Freunde der härteren Elektronik fanden im Agra-Treffenpark wieder ihre Heimat. Dort spielten neben Battle Scream, dem Ersatz für Faderhead, auch Grendel und zum Abschluss Combichrist. Die vier Musiker beendeten auf dem WGT den ersten Teil ihrer diesjährigen Europatournee.
Wer nach den vier Tagen voller Programm noch nicht genug hatte, konnte jetzt noch auf einer der vielen Closing- beziehungsweise Abschlusspartys seine letzte Energie heraustanzen.
Abschluss
Dieses WGT war anders. Nicht nur war es für viele von uns (Bands, Besucher, auf dem Festival arbeitendes Volk) das erste Festival seit zwei Jahren, sondern auch das lange erwartete Treffen vieler Freunde und Gleichgesinnter.
Auch wenn es im eigentlichen Herz des Festivals, dem Agra-Gelände, deutlich leerer war als sonst, so waren die Treffen umso freundlicher.
Nicht nur lagen sich beim Wiedersehen Freunde in den Armen, die aus unterschiedlichen Ländern stammten. Auch die, die entfernungstechnisch „eigentlich“ sehr nahe wohnen hat man herzlich begrüßt. Dass das WGT eben das Wave Gotik Treffen ist (und nicht ein x-beliebiges Musikfestival) stand für viele absolut im Vordergrund. Der Aspekt mit dem Treffen wurde viel mehr wertgeschätzt als früher.
Der Negativpunkt schlechthin war dieses Jahr das „viktorianische“ Picknick. Mit viktorianisch hat das für mich nichts mehr zu tun. Wenn ich nur daran denke wie viele Bilder bei mir in der virtuellen Tonne gelandet sind wegen Leuten, die einfach durchs Bild gelaufen sind, sich mit ihren Handys fotografiert oder filmend daneben gestellt haben oder sonst auf unhöfliche Art gestört haben, dann möchte ich immer noch Schreien.

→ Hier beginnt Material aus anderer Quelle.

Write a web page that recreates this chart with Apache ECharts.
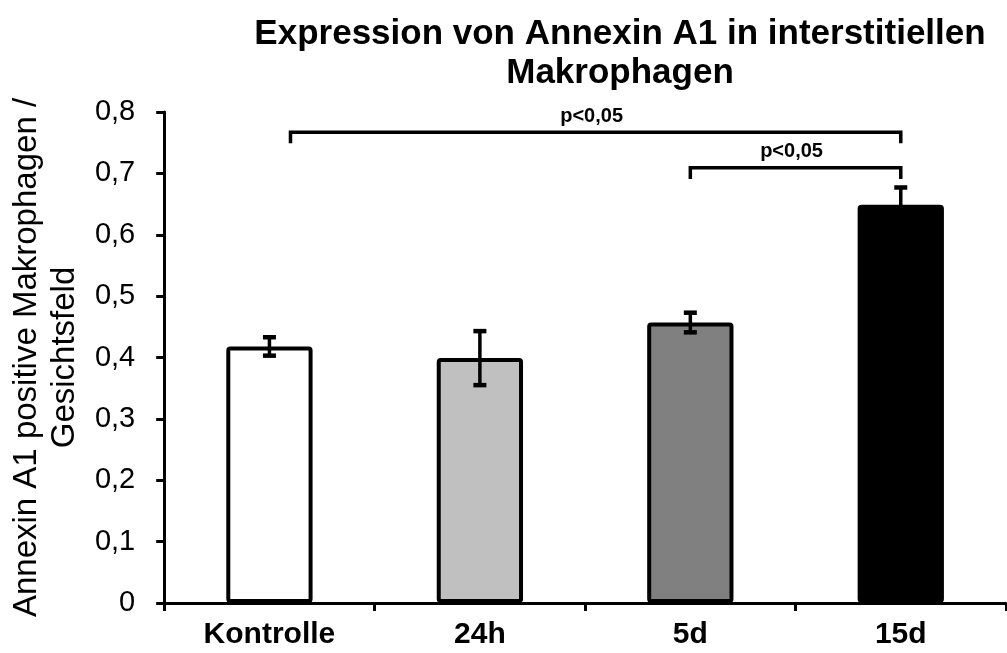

Das Positivbeispiel war das privat organisierte Steampunk Picknick. Nicht nur, dass sich dort die meisten an die einfachsten Formen der Höflichkeit gehalten haben. Man hatte dort auch Zeit und Lust um mit Gleichgesinnten zu Fachsimpeln und das, was andere gebaut haben, auch zu würdigen.
Was mir dieses Jahr fehlte waren allerdings die vielen Kleinigkeiten, die das WGT die vergangen Jahre so mit sich gebracht hatte. Zum Beispiel die Ansagen in den Bahnen oder das Willkommen heißen an den Tafeln der Leipziger Verkehrsbetriebe.